Written task:
Write the data below out exactly as it stands. Do not include the pictures.
--
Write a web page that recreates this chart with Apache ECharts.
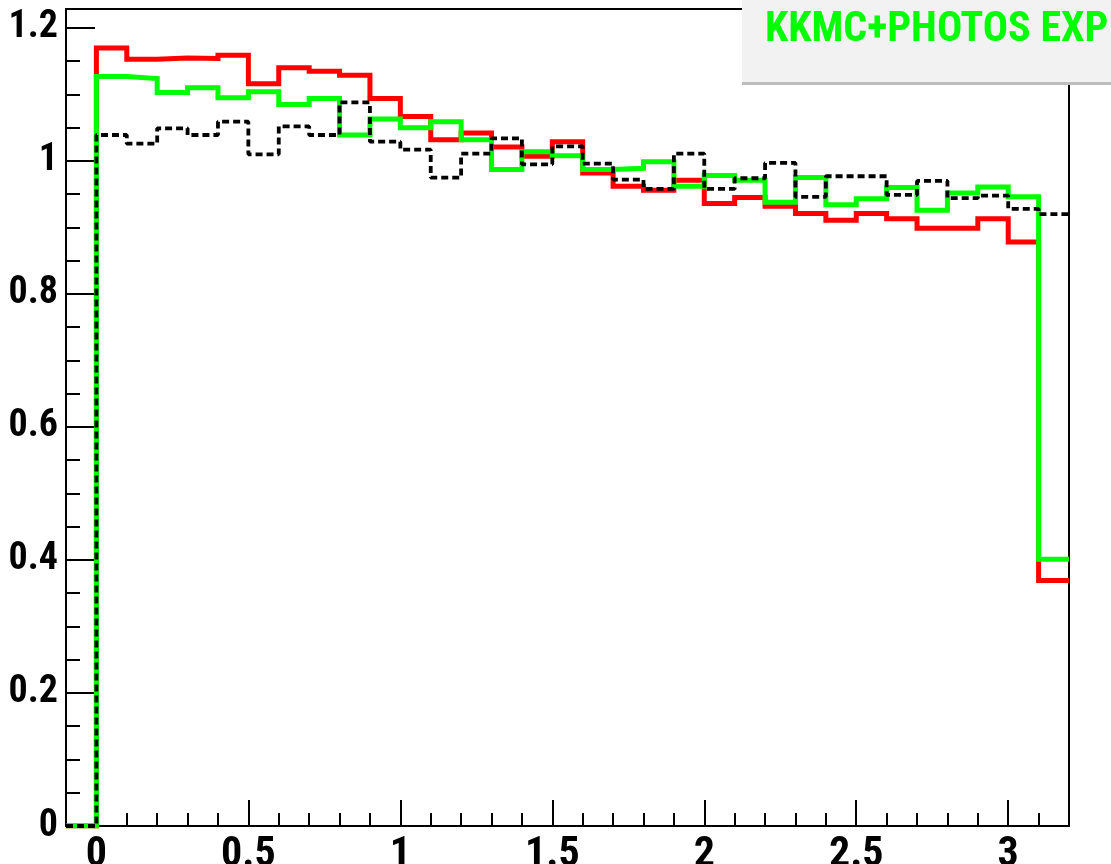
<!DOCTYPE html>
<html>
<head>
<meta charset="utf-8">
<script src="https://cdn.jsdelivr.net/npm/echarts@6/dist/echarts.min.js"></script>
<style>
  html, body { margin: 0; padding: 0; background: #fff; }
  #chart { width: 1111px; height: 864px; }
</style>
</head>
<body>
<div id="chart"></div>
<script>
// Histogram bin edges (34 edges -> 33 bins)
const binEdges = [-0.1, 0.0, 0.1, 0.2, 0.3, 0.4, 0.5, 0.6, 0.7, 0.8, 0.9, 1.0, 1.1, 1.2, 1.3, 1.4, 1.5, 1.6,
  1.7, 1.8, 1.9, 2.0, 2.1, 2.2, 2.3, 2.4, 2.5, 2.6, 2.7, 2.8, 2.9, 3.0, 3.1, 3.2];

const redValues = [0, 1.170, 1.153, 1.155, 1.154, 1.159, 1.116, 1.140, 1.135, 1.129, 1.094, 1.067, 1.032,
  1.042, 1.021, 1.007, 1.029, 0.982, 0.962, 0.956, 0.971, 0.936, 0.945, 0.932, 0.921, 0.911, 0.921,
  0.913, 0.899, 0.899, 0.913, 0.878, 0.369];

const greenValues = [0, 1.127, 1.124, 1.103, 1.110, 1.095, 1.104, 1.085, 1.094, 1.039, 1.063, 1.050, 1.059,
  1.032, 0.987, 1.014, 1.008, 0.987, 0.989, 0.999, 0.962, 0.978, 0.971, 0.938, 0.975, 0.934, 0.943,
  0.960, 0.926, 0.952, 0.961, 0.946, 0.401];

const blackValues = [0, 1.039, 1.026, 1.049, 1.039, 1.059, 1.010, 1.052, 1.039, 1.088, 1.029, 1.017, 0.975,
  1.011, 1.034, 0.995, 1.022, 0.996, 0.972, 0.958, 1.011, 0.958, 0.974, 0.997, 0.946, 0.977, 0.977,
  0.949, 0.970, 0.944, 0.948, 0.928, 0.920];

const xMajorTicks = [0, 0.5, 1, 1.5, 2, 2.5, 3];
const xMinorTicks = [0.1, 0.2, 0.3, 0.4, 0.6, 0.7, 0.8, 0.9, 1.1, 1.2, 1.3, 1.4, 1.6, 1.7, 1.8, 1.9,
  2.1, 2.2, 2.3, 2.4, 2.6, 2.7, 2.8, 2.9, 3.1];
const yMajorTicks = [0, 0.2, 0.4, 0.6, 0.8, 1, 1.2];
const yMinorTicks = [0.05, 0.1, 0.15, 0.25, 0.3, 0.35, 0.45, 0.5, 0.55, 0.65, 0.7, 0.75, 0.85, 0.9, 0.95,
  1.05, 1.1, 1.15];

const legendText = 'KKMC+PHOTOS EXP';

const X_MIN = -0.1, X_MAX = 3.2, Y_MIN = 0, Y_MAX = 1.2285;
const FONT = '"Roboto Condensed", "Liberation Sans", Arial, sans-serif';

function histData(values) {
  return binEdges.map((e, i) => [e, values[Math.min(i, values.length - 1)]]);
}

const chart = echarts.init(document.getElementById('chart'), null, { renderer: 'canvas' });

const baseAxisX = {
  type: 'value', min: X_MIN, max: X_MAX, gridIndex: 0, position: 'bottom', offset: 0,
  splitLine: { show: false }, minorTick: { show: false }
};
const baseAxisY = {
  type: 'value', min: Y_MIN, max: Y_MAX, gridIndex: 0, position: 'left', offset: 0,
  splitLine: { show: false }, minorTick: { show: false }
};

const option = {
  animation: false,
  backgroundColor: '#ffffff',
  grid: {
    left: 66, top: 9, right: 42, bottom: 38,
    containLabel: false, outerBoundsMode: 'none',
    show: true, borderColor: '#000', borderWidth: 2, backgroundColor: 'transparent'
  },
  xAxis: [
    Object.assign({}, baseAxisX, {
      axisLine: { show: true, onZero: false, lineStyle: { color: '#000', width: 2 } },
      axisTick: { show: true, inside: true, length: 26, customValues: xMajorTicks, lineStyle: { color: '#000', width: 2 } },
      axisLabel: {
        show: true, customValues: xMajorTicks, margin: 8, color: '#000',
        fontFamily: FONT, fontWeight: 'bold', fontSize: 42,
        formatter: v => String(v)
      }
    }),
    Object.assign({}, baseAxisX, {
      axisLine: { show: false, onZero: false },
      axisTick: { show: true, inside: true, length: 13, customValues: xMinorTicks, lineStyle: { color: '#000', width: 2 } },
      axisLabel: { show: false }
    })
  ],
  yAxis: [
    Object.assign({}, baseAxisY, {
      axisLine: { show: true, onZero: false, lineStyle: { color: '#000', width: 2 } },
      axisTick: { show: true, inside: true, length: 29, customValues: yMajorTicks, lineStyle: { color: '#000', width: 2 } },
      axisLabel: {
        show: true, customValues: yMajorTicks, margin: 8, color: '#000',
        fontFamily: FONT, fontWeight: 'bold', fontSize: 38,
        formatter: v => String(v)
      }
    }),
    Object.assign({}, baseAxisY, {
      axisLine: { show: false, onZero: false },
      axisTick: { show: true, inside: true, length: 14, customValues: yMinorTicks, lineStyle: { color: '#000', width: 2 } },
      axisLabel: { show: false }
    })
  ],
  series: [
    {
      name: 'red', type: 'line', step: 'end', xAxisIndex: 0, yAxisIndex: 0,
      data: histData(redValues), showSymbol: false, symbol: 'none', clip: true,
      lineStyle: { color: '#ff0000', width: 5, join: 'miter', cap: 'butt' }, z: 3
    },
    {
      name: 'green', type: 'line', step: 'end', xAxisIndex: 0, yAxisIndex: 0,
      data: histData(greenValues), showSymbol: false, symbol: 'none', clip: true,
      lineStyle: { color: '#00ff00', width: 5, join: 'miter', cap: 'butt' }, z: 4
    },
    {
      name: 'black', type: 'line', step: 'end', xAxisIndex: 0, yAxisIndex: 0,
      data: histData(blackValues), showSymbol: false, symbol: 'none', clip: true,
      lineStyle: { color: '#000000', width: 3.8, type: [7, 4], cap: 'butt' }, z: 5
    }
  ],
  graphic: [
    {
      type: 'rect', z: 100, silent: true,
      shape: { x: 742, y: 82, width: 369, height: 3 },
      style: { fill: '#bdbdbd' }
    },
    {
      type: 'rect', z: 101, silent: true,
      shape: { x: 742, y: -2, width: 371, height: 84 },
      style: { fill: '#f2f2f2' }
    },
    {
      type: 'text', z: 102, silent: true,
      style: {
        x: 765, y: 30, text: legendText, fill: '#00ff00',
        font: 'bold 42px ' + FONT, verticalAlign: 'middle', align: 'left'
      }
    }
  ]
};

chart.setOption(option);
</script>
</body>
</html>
--
Answer below:
Write a web page that recreates this chart with Apache ECharts.
<!DOCTYPE html>
<html>
<head>
<meta charset="utf-8">
<script src="https://cdn.jsdelivr.net/npm/echarts@6/dist/echarts.min.js"></script>
<style>
  html, body { margin: 0; padding: 0; background: #fff; }
  #chart { width: 1111px; height: 864px; }
</style>
</head>
<body>
<div id="chart"></div>
<script>
// Histogram bin edges (34 edges -> 33 bins)
const binEdges = [-0.1, 0.0, 0.1, 0.2, 0.3, 0.4, 0.5, 0.6, 0.7, 0.8, 0.9, 1.0, 1.1, 1.2, 1.3, 1.4, 1.5, 1.6,
  1.7, 1.8, 1.9, 2.0, 2.1, 2.2, 2.3, 2.4, 2.5, 2.6, 2.7, 2.8, 2.9, 3.0, 3.1, 3.2];

const redValues = [0, 1.170, 1.153, 1.155, 1.154, 1.159, 1.116, 1.140, 1.135, 1.129, 1.094, 1.067, 1.032,
  1.042, 1.021, 1.007, 1.029, 0.982, 0.962, 0.956, 0.971, 0.936, 0.945, 0.932, 0.921, 0.911, 0.921,
  0.913, 0.899, 0.899, 0.913, 0.878, 0.369];

const greenValues = [0, 1.127, 1.124, 1.103, 1.110, 1.095, 1.104, 1.085, 1.094, 1.039, 1.063, 1.050, 1.059,
  1.032, 0.987, 1.014, 1.008, 0.987, 0.989, 0.999, 0.962, 0.978, 0.971, 0.938, 0.975, 0.934, 0.943,
  0.960, 0.926, 0.952, 0.961, 0.946, 0.401];

const blackValues = [0, 1.039, 1.026, 1.049, 1.039, 1.059, 1.010, 1.052, 1.039, 1.088, 1.029, 1.017, 0.975,
  1.011, 1.034, 0.995, 1.022, 0.996, 0.972, 0.958, 1.011, 0.958, 0.974, 0.997, 0.946, 0.977, 0.977,
  0.949, 0.970, 0.944, 0.948, 0.928, 0.920];

const xMajorTicks = [0, 0.5, 1, 1.5, 2, 2.5, 3];
const xMinorTicks = [0.1, 0.2, 0.3, 0.4, 0.6, 0.7, 0.8, 0.9, 1.1, 1.2, 1.3, 1.4, 1.6, 1.7, 1.8, 1.9,
  2.1, 2.2, 2.3, 2.4, 2.6, 2.7, 2.8, 2.9, 3.1];
const yMajorTicks = [0, 0.2, 0.4, 0.6, 0.8, 1, 1.2];
const yMinorTicks = [0.05, 0.1, 0.15, 0.25, 0.3, 0.35, 0.45, 0.5, 0.55, 0.65, 0.7, 0.75, 0.85, 0.9, 0.95,
  1.05, 1.1, 1.15];

const legendText = 'KKMC+PHOTOS EXP';

const X_MIN = -0.1, X_MAX = 3.2, Y_MIN = 0, Y_MAX = 1.2285;
const FONT = '"Roboto Condensed", "Liberation Sans", Arial, sans-serif';

function histData(values) {
  return binEdges.map((e, i) => [e, values[Math.min(i, values.length - 1)]]);
}

const chart = echarts.init(document.getElementById('chart'), null, { renderer: 'canvas' });

const baseAxisX = {
  type: 'value', min: X_MIN, max: X_MAX, gridIndex: 0, position: 'bottom', offset: 0,
  splitLine: { show: false }, minorTick: { show: false }
};
const baseAxisY = {
  type: 'value', min: Y_MIN, max: Y_MAX, gridIndex: 0, position: 'left', offset: 0,
  splitLine: { show: false }, minorTick: { show: false }
};

const option = {
  animation: false,
  backgroundColor: '#ffffff',
  grid: {
    left: 66, top: 9, right: 42, bottom: 38,
    containLabel: false, outerBoundsMode: 'none',
    show: true, borderColor: '#000', borderWidth: 2, backgroundColor: 'transparent'
  },
  xAxis: [
    Object.assign({}, baseAxisX, {
      axisLine: { show: true, onZero: false, lineStyle: { color: '#000', width: 2 } },
      axisTick: { show: true, inside: true, length: 26, customValues: xMajorTicks, lineStyle: { color: '#000', width: 2 } },
      axisLabel: {
        show: true, customValues: xMajorTicks, margin: 8, color: '#000',
        fontFamily: FONT, fontWeight: 'bold', fontSize: 42,
        formatter: v => String(v)
      }
    }),
    Object.assign({}, baseAxisX, {
      axisLine: { show: false, onZero: false },
      axisTick: { show: true, inside: true, length: 13, customValues: xMinorTicks, lineStyle: { color: '#000', width: 2 } },
      axisLabel: { show: false }
    })
  ],
  yAxis: [
    Object.assign({}, baseAxisY, {
      axisLine: { show: true, onZero: false, lineStyle: { color: '#000', width: 2 } },
      axisTick: { show: true, inside: true, length: 29, customValues: yMajorTicks, lineStyle: { color: '#000', width: 2 } },
      axisLabel: {
        show: true, customValues: yMajorTicks, margin: 8, color: '#000',
        fontFamily: FONT, fontWeight: 'bold', fontSize: 38,
        formatter: v => String(v)
      }
    }),
    Object.assign({}, baseAxisY, {
      axisLine: { show: false, onZero: false },
      axisTick: { show: true, inside: true, length: 14, customValues: yMinorTicks, lineStyle: { color: '#000', width: 2 } },
      axisLabel: { show: false }
    })
  ],
  series: [
    {
      name: 'red', type: 'line', step: 'end', xAxisIndex: 0, yAxisIndex: 0,
      data: histData(redValues), showSymbol: false, symbol: 'none', clip: true,
      lineStyle: { color: '#ff0000', width: 5, join: 'miter', cap: 'butt' }, z: 3
    },
    {
      name: 'green', type: 'line', step: 'end', xAxisIndex: 0, yAxisIndex: 0,
      data: histData(greenValues), showSymbol: false, symbol: 'none', clip: true,
      lineStyle: { color: '#00ff00', width: 5, join: 'miter', cap: 'butt' }, z: 4
    },
    {
      name: 'black', type: 'line', step: 'end', xAxisIndex: 0, yAxisIndex: 0,
      data: histData(blackValues), showSymbol: false, symbol: 'none', clip: true,
      lineStyle: { color: '#000000', width: 3.8, type: [7, 4], cap: 'butt' }, z: 5
    }
  ],
  graphic: [
    {
      type: 'rect', z: 100, silent: true,
      shape: { x: 742, y: 82, width: 369, height: 3 },
      style: { fill: '#bdbdbd' }
    },
    {
      type: 'rect', z: 101, silent: true,
      shape: { x: 742, y: -2, width: 371, height: 84 },
      style: { fill: '#f2f2f2' }
    },
    {
      type: 'text', z: 102, silent: true,
      style: {
        x: 765, y: 30, text: legendText, fill: '#00ff00',
        font: 'bold 42px ' + FONT, verticalAlign: 'middle', align: 'left'
      }
    }
  ]
};

chart.setOption(option);
</script>
</body>
</html>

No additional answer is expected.